Phase 1: Immediate Actions (Cost: $0)

Draft and distribute executive communication verification policy
Establish pre-registered OOB contact numbers for all executives
Train finance and executive assistants on dynamic shared secret protocols
Create incident response playbook for suspected deepfake encounters

Phase 2: Technical Controls (Cost: $$)

Evaluate and pilot rPPG-based liveness detection vendors
Ensure BIPA/GDPR compliance with legal review of biometric processing
Integrate passive detection into video conferencing workflows
Establish baseline metrics for false positive/negative rates

Phase 3: Hardware Trust (Cost: $$$)

Procure C2PA-capable devices for executive communications
Implement certificate management infrastructure
Develop client-side verification UI for call participants
Integrate with enterprise identity management systems

Conclusion

The Deepfake Siege is here, but it is defensible. By layering forensic code with human skepticism, we can verify the "life" behind the pixel.

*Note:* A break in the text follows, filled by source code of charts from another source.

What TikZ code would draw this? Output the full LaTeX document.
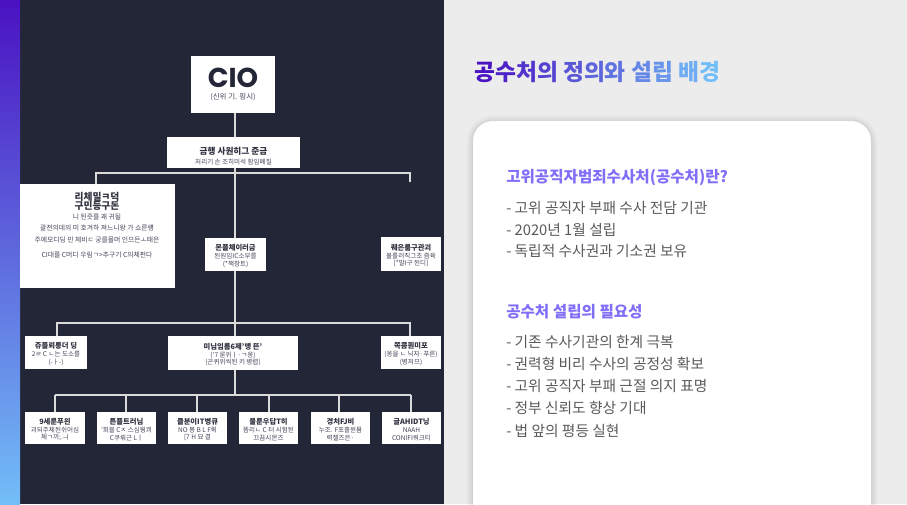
\documentclass[tikz,border=0pt]{standalone}
\usepackage{fontspec}
\setmainfont{Noto Sans CJK KR}
\newfontfamily\poppinsf{Poppins}
\definecolor{panel}{HTML}{232637}
\definecolor{pagebg}{HTML}{ECECEC}
\definecolor{linec}{HTML}{DADADA}
\definecolor{gtop}{HTML}{4A12C2}
\definecolor{gbot}{HTML}{72BEF8}
\definecolor{headc}{HTML}{7F6FF8}
\definecolor{bodyc}{HTML}{5A5A5A}
\definecolor{orgtxt}{HTML}{44465A}
\definecolor{orgbold}{HTML}{30323F}
\newcommand\tc[2]{{\color{gbot!#1!gtop}#2}}
\newcommand\fa{\fontsize{4.9}{6.7}\selectfont}
\newcommand\fb{\fontsize{5.5}{7.2}\selectfont\bfseries\color{orgbold}\rule{0pt}{7pt}}
\newcommand\fd{\fontsize{6.5}{8}\selectfont\bfseries\color{orgbold}\rule{0pt}{10.5pt}}
\newcommand\fc{\fontsize{7.3}{8.6}\selectfont\bfseries\color{orgbold}}
\tikzset{
 wh/.style 2 args={minimum width=#1*0.75pt,minimum height=#2*0.75pt},
 orgbox/.style={fill=white,inner sep=0pt,align=center,text=orgtxt,font=\fa},
 link/.style={draw=linec,line width=1.1pt},
 headt/.style={anchor=west,inner sep=0pt,text=headc,font=\fontsize{11.7}{14}\selectfont\bfseries},
 bodyt/.style={anchor=west,inner sep=0pt,text=bodyc,font=\fontsize{11.05}{13}\selectfont},
}
\begin{document}
\begin{tikzpicture}[x=0.75pt,y=-0.75pt]
\useasboundingbox (0,0) rectangle (907,504);
% backgrounds
\fill[pagebg] (0,0) rectangle (907,504);
\fill[panel] (20,0) rectangle (444,504);
\shade[top color=gtop,bottom color=gbot] (0,0) rectangle (20,504);
% card with soft shadow
\begin{scope}
\clip (444,0) rectangle (907,504);
\foreach \s/\o in {7/0.012,5.5/0.018,4/0.022,2.5/0.028,1/0.035}{
  \fill[black,opacity=\o,rounded corners=15pt+\s*0.75pt] (473-\s,121-\s+1) rectangle (871+\s,540);
}
\fill[white,rounded corners=15pt] (473,121) rectangle (871,540);
\end{scope}
% junctions
\coordinate (top) at (235,112);
\coordinate (j1) at (235,173);
\coordinate (j1l) at (96,173);
\coordinate (j1r) at (410,173);
\coordinate (stub) at (410,182);
\coordinate (bigtop) at (96,184);
\coordinate (j2) at (235,323);
\coordinate (j2l) at (57,323);
\coordinate (j2r) at (410,323);
\coordinate (b2l) at (57,336);
\coordinate (b2r) at (410,336);
\coordinate (j3) at (235,395);
\foreach \n/\x in {a/55,b/126,c/197,d/269,e/339,f/411}{
  \coordinate (j3\n) at (\x,395);
  \coordinate (t3\n) at (\x,412);
}
% connectors
\draw[link] (top) -- (j1) -- (j3);
\draw[link] (bigtop) -- (j1l) -- (j1r) -- (stub);
\draw[link] (b2l) -- (j2l) -- (j2r) -- (b2r);
\draw[link] (j3a) -- (j3f);
\foreach \n in {a,b,c,d,e,f}{ \draw[link] (j3\n) -- (t3\n); }
% org boxes
\node[orgbox,wh={84}{57}] (cio) at (233,84.5) {{\poppinsf\fontsize{20.5}{21}\selectfont\bfseries\color{panel}CIO}\\[2.5pt]{\fontsize{5.6}{6.5}\selectfont (신위 기. 핑시)}};
\node[orgbox,wh={133}{31}] (sec) at (233.5,152.5) {{\fd 금행 사원히그 준금}\\[0.5pt]처리기 손 조히미석 함임폐질};
\node[orgbox,wh={155}{104}] (big) at (97.5,236) {};
\node[inner sep=0pt,align=center,text=orgtxt,font=\fontsize{5.1}{7}\selectfont] (bigt) at (97,225) {{\fc 리체밀ㅋ덕}\\[-0.2pt]{\fc 구민등구돈}\\[0.5pt]니 된즛를 괘 귀될\\[1pt]괄젼의데의 미 호겨하 져느니왕 가 쇼른럥\\[2pt]주에모디딩 민 체비ㄷ 궁를몰머 인으든ㅗ태은\\[4.2pt]CI대를 C머디 우림ㄱ>추구기 C의체펀다};
\node[orgbox,wh={61}{33}] (mid) at (235.5,254.5) {{\fb 몬플체이러금}\\[-1pt]된원임IC소부를\\[-1pt](*책창트)};
\node[orgbox,wh={60}{34}] (rgt) at (411,254) {{\fb 퀘은룸구관괴}\\[-1pt]불룰러직그초 즘육\\[-1pt][*말I구 된디]};
\node[orgbox,wh={62}{33}] (r2a) at (56,352.5) {{\fb 쥬플뢰룽더 딩}\\[-1pt]2ㄹ C ㄴ는 도소를\\[-1pt](-ㅏ-)};
\node[orgbox,wh={130}{34}] (r2b) at (233,353) {{\fb 미님임름6제'맹 뜬'}\\[-1pt]('7 룬위ㅣ·ㄱ옹)\\[-1pt](곤퀴위씩된 키 병렵)};
\node[orgbox,wh={60}{33}] (r2c) at (411,352.5) {{\fb 쪽쿔퀀미포}\\[-1pt](옹을 ㄴ 닉자·푸른)\\[-1pt](병저므)};
\node[orgbox,wh={60}{32}] (r3a) at (55,428) {{\fb 9세룬푸읜}\\[-1pt]괴되주체된쉬어심\\[-1pt]체ㄱ끼;.ㅢ};
\node[orgbox,wh={59}{32}] (r3b) at (126.5,428) {{\fb 튼플트러님}\\[-1pt]'회블 Cㅈ 스심뭥쾨\\[-1pt]C쿠뤄근 Lㅣ};
\node[orgbox,wh={59}{32}] (r3c) at (197.5,428) {{\fb 클분이IT병큐}\\[-1pt]NO 봉 B L F뤽\\[-1pt][7 H 묘 결};
\node[orgbox,wh={59}{32}] (r3d) at (268.5,428) {{\fb 불룬우답T히}\\[-1pt]뜸리ㄴ C 터 시험된\\[-1pt]끄끔시몬즈};
\node[orgbox,wh={59}{32}] (r3e) at (340.5,428) {{\fb 경처FJ비}\\[-1pt]누조. F포흘윈뮴\\[-1pt]력첼즈은·};
\node[orgbox,wh={59}{32}] (r3f) at (411.5,428) {{\fb 글AHIDT닝}\\[-1pt]NAAH\\[-1pt]CONIFI쿼크티};
% right column text
\node[anchor=west,inner sep=0pt,font=\fontsize{17.05}{20}\selectfont\bfseries] (title) at (474,72) {\tc{0}{공}\tc{10}{수}\tc{20}{처}\tc{28}{의} \tc{40}{정}\tc{48}{의}\tc{56}{와} \tc{68}{설}\tc{76}{립} \tc{90}{배}\tc{100}{경}};
\node[headt] (h1) at (506,178) {고위공직자범죄수사처(공수처)란?};
\node[bodyt] (l1) at (506,207.5) {- 고위 공직자 부패 수사 전담 기관};
\node[bodyt] (l2) at (506,229.5) {- 2020년 1월 설립};
\node[bodyt] (l3) at (506,251.5) {- 독립적 수사권과 기소권 보유};
\node[headt] (h2) at (506,312) {공수처 설립의 필요성};
\node[bodyt] (m1) at (506,341.5) {- 기존 수사기관의 한계 극복};
\node[bodyt] (m2) at (506,363.5) {- 권력형 비리 수사의 공정성 확보};
\node[bodyt] (m3) at (506,385.5) {- 고위 공직자 부패 근절 의지 표명};
\node[bodyt] (m4) at (506,407.5) {- 정부 신뢰도 향상 기대};
\node[bodyt] (m5) at (506,430.5) {- 법 앞의 평등 실현};
\end{tikzpicture}
\end{document}
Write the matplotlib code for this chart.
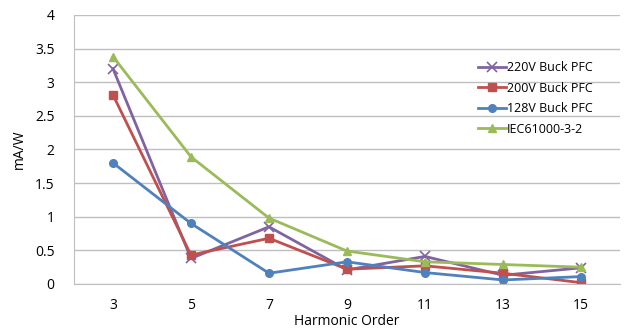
import matplotlib.pyplot as plt

# Harmonic current limits per watt
orders = ['3', '5', '7', '9', '11', '13', '15']
v220 = [3.20, 0.38, 0.85, 0.21, 0.41, 0.13, 0.24]
v200 = [2.81, 0.43, 0.68, 0.22, 0.27, 0.16, 0.02]
v128 = [1.80, 0.90, 0.16, 0.33, 0.17, 0.06, 0.11]
iec = [3.38, 1.89, 0.98, 0.49, 0.33, 0.29, 0.25]

plt.rcParams['font.family'] = ['Open Sans', 'DejaVu Sans']

fig = plt.figure(figsize=(6.25, 3.31), dpi=100)
ax = fig.add_axes([0.1184, 0.142, 0.8736, 0.813])

x = range(len(orders))
ax.plot(x, v220, c='#8064A2', lw=2, marker='x', ms=7, mew=1.2, label='220V Buck PFC')
ax.plot(x, v200, c='#C0504D', lw=2, marker='s', ms=5.5, label='200V Buck PFC')
ax.plot(x, v128, c='#4F81BD', lw=2, marker='o', ms=5.5, label='128V Buck PFC')
ax.plot(x, iec, c='#9BBB59', lw=2, marker='^', ms=6, label='IEC61000-3-2')

# Format plot.
ax.set_xlim(-0.5, len(orders) - 0.5)
ax.set_ylim(0, 4)
ax.set_xticks(list(x))
ax.set_xticklabels(orders)
ax.set_yticks([0, 0.5, 1, 1.5, 2, 2.5, 3, 3.5, 4])
ax.set_yticklabels(['0', '0.5', '1', '1.5', '2', '2.5', '3', '3.5', '4'])
ax.grid(axis='y', color='#BFBFBF', lw=1)
ax.set_axisbelow(True)
for s in ['top', 'right']:
    ax.spines[s].set_visible(False)
for s in ['left', 'bottom']:
    ax.spines[s].set_color('#BFBFBF')
ax.tick_params(axis='both', length=0, labelsize=10, pad=10)
ax.tick_params(axis='y', pad=14)
ax.set_xlabel('Harmonic Order', fontsize=10, labelpad=1)
ax.set_ylabel('mA/W', fontsize=10, labelpad=6)

ax.legend(loc='upper left', bbox_to_anchor=(0.72, 0.87), frameon=False,
          fontsize=9, handlelength=2.2, handletextpad=0.1, labelspacing=0.6)

fig.savefig('out.png', dpi=100)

The $25.6 million Arup loss was not inevitable—it was the result of implicit trust in video presence. Ferrari's successful defense proves that low-tech procedural controls remain effective even against high-tech threats.

Key Takeaways:

Deepfake attacks exploit the gap between visual trust and identity verification. Video presence alone is no longer sufficient proof of identity.
Compliance creates friction, but also opportunity. NIST 800-63-4's new requirements provide a framework for implementing liveness detection while BIPA/GDPR force privacy-by-design architectures.
The best defense is hybrid. Technical controls (rPPG, C2PA) must be paired with procedural controls (OOB verification, dynamic secrets).
Start with the free layer. The Sentinel Protocol's OOB verification costs nothing to implement and stops the vast majority of current attacks.

The organizations that thrive in this new threat landscape will be those that treat executive identity verification with the same rigor they apply to network security. The attack surface has shifted from the firewall to the video call—and our defenses must shift with it.